--- Aim ---
Copy the records below exactly, starting at the line that contains "Output the web" and ending at the line that contains "const toPoints = (xs, ys)"; leave out any pictures.

--- Some records ---
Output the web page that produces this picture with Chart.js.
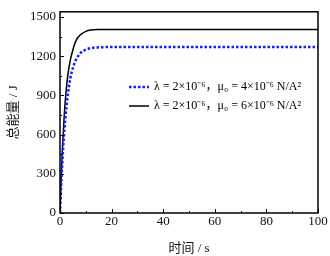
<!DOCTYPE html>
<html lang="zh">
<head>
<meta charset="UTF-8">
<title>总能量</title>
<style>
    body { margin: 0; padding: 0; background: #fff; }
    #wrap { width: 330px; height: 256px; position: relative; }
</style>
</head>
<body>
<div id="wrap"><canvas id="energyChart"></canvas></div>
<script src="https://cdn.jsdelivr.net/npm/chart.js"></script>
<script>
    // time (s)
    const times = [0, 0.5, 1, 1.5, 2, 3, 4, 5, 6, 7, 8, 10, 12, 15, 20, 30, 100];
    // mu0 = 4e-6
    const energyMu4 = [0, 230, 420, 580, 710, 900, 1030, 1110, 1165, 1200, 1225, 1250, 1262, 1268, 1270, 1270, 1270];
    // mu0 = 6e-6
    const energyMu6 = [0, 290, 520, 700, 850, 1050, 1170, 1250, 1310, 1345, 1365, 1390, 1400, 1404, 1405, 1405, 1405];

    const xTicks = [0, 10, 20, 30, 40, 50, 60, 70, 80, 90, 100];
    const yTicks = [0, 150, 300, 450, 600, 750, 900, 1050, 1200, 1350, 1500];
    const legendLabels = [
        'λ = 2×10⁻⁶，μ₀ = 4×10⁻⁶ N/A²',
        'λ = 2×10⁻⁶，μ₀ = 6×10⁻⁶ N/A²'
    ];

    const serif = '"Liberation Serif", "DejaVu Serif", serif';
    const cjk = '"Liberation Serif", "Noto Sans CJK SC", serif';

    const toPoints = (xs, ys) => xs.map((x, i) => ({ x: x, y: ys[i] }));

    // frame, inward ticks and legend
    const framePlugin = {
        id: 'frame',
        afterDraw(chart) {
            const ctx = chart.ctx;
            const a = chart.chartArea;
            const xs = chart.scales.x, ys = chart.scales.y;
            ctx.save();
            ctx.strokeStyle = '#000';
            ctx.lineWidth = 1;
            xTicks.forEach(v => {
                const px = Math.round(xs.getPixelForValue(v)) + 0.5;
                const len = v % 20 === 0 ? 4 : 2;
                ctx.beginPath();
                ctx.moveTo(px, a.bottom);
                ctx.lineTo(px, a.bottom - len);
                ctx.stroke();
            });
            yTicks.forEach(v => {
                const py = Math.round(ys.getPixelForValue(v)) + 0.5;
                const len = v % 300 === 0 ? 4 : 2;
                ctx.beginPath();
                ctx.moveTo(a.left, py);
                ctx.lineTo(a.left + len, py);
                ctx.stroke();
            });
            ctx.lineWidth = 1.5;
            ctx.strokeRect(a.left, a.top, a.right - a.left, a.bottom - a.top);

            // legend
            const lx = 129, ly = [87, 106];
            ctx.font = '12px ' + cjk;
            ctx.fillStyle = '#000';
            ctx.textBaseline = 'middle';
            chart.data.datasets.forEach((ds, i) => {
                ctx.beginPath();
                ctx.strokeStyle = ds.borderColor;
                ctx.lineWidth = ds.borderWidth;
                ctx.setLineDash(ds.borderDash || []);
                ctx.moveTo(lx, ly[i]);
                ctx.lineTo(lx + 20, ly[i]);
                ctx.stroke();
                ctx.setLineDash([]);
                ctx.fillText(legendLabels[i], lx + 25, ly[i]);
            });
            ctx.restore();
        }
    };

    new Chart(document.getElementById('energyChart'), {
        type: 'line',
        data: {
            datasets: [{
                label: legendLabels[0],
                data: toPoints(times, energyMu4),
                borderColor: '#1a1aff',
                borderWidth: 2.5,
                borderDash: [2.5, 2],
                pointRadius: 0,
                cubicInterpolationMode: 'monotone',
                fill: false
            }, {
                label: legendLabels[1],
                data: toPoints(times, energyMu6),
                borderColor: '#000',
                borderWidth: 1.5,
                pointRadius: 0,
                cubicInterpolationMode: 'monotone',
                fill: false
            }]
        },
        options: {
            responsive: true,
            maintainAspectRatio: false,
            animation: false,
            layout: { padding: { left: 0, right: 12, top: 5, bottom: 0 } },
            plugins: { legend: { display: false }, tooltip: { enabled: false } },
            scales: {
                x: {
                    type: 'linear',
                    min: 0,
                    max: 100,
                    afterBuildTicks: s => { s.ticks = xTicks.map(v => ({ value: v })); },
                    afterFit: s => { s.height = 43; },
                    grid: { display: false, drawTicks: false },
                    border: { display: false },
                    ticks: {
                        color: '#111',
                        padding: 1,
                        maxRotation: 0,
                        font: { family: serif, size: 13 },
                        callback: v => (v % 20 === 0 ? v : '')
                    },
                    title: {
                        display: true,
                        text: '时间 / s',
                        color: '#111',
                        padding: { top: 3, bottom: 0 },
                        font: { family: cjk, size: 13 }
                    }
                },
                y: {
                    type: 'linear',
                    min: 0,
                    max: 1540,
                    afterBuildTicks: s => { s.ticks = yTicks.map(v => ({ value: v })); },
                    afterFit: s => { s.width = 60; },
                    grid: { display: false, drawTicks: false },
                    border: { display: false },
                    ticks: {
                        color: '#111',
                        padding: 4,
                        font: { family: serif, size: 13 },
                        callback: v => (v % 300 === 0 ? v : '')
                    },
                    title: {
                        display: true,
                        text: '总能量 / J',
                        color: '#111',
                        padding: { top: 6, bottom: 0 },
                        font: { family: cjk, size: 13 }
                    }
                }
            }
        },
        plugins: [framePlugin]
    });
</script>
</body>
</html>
...
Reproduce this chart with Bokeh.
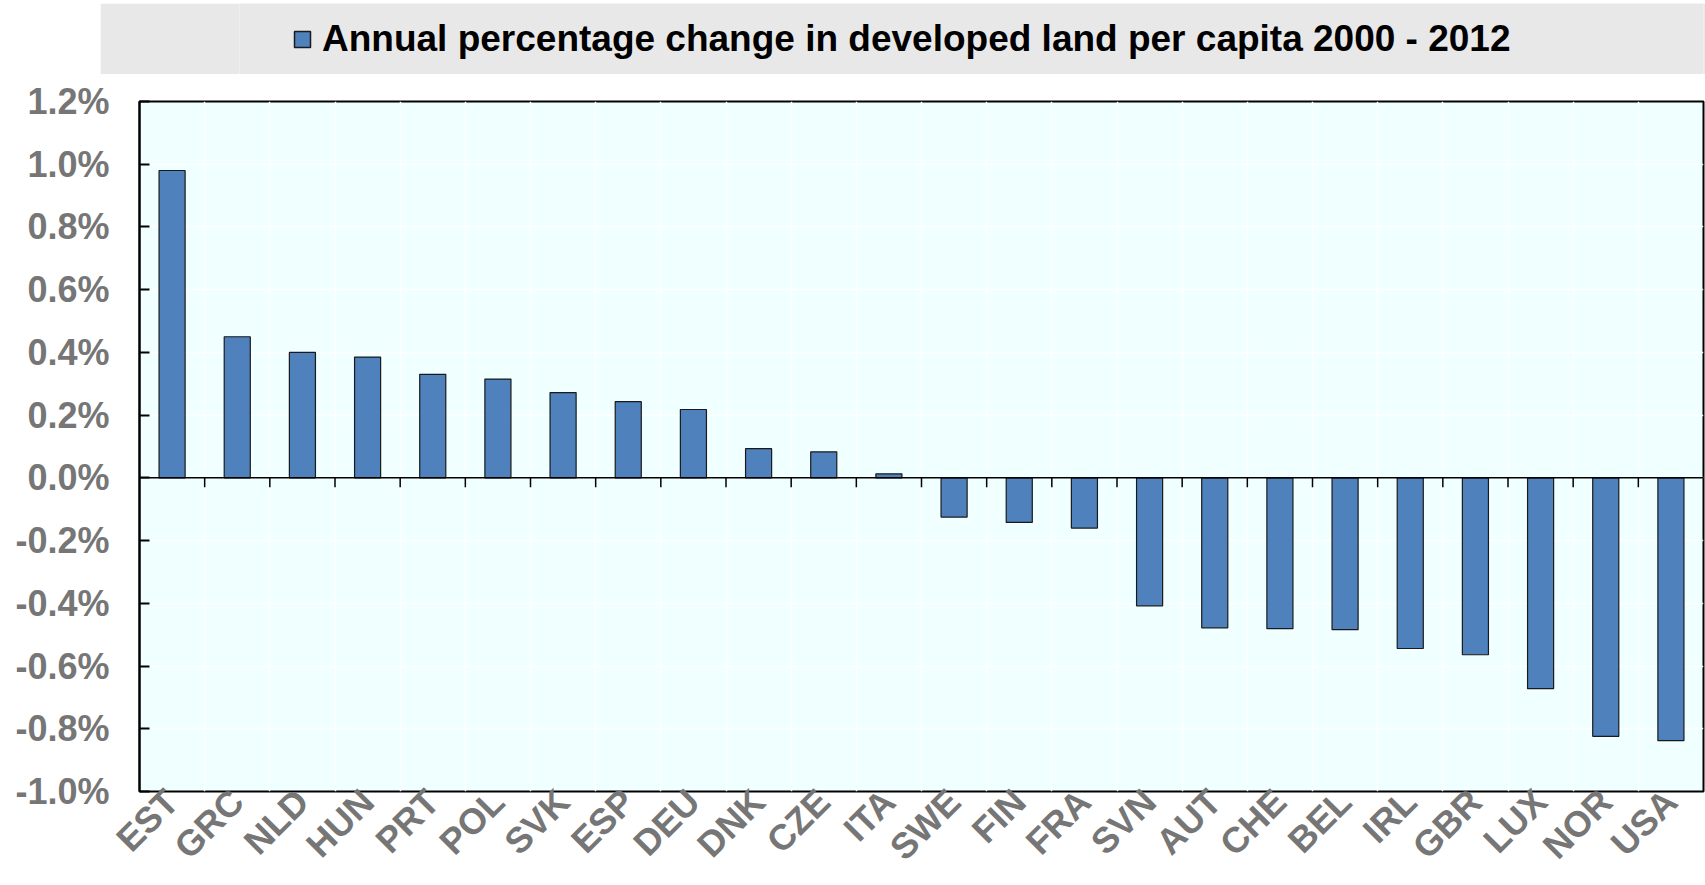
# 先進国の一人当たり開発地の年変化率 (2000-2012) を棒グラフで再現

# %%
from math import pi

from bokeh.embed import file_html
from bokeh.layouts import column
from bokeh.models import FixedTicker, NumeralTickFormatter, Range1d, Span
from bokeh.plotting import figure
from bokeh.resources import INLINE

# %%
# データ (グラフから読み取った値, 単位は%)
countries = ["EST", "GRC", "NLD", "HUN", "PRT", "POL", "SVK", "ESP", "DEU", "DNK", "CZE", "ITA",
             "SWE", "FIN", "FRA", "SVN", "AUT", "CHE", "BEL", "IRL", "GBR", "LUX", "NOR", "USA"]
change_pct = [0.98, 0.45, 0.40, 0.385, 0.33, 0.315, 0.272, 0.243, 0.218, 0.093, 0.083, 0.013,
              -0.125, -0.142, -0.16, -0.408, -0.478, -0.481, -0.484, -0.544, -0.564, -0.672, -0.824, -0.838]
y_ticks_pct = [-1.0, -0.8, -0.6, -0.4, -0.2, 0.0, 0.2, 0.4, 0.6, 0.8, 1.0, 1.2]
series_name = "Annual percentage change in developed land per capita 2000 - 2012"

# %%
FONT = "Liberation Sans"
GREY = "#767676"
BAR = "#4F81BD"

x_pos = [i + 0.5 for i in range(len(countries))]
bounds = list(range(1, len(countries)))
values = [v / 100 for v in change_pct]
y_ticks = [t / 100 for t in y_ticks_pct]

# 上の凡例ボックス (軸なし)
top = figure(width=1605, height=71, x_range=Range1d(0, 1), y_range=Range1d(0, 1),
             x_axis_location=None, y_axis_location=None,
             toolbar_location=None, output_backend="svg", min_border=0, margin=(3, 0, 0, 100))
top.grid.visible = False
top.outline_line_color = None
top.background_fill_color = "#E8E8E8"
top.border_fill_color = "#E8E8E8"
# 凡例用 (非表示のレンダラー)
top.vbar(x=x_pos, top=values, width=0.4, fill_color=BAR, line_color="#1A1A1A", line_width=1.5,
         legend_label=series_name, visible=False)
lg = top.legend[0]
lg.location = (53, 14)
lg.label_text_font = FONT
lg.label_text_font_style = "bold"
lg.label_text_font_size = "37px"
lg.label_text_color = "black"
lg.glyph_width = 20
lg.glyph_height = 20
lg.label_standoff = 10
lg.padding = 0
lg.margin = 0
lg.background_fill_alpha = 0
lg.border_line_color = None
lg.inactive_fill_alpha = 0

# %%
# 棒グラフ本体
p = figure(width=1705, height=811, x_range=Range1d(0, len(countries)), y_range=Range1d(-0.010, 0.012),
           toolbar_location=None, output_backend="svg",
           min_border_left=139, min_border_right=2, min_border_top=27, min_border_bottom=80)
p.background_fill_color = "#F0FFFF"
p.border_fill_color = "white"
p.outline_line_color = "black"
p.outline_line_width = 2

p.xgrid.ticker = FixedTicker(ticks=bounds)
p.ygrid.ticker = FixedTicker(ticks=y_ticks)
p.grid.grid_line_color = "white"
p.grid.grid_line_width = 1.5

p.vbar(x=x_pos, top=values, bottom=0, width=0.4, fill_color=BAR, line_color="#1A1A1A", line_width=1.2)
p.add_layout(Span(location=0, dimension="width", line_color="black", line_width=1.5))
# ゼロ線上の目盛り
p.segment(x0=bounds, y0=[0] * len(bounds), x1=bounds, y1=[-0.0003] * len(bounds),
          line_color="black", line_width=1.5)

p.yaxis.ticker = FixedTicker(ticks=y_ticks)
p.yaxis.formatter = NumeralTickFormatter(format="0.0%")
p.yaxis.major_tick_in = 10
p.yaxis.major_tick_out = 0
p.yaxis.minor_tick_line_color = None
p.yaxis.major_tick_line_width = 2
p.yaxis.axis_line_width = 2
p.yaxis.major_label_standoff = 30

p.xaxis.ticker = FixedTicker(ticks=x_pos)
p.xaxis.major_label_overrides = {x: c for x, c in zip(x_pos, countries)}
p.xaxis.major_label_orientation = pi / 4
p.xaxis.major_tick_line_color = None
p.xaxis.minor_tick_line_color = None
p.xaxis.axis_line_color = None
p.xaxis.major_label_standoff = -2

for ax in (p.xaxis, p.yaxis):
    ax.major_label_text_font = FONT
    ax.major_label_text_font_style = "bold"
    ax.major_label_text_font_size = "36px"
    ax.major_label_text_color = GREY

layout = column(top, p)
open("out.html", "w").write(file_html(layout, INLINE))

--- Solution to this task ---
Output the web page that produces this picture with Chart.js.
<!DOCTYPE html>
<html lang="zh">
<head>
<meta charset="UTF-8">
<title>总能量</title>
<style>
    body { margin: 0; padding: 0; background: #fff; }
    #wrap { width: 330px; height: 256px; position: relative; }
</style>
</head>
<body>
<div id="wrap"><canvas id="energyChart"></canvas></div>
<script src="https://cdn.jsdelivr.net/npm/chart.js"></script>
<script>
    // time (s)
    const times = [0, 0.5, 1, 1.5, 2, 3, 4, 5, 6, 7, 8, 10, 12, 15, 20, 30, 100];
    // mu0 = 4e-6
    const energyMu4 = [0, 230, 420, 580, 710, 900, 1030, 1110, 1165, 1200, 1225, 1250, 1262, 1268, 1270, 1270, 1270];
    // mu0 = 6e-6
    const energyMu6 = [0, 290, 520, 700, 850, 1050, 1170, 1250, 1310, 1345, 1365, 1390, 1400, 1404, 1405, 1405, 1405];

    const xTicks = [0, 10, 20, 30, 40, 50, 60, 70, 80, 90, 100];
    const yTicks = [0, 150, 300, 450, 600, 750, 900, 1050, 1200, 1350, 1500];
    const legendLabels = [
        'λ = 2×10⁻⁶，μ₀ = 4×10⁻⁶ N/A²',
        'λ = 2×10⁻⁶，μ₀ = 6×10⁻⁶ N/A²'
    ];

    const serif = '"Liberation Serif", "DejaVu Serif", serif';
    const cjk = '"Liberation Serif", "Noto Sans CJK SC", serif';

    const toPoints = (xs, ys) => xs.map((x, i) => ({ x: x, y: ys[i] }));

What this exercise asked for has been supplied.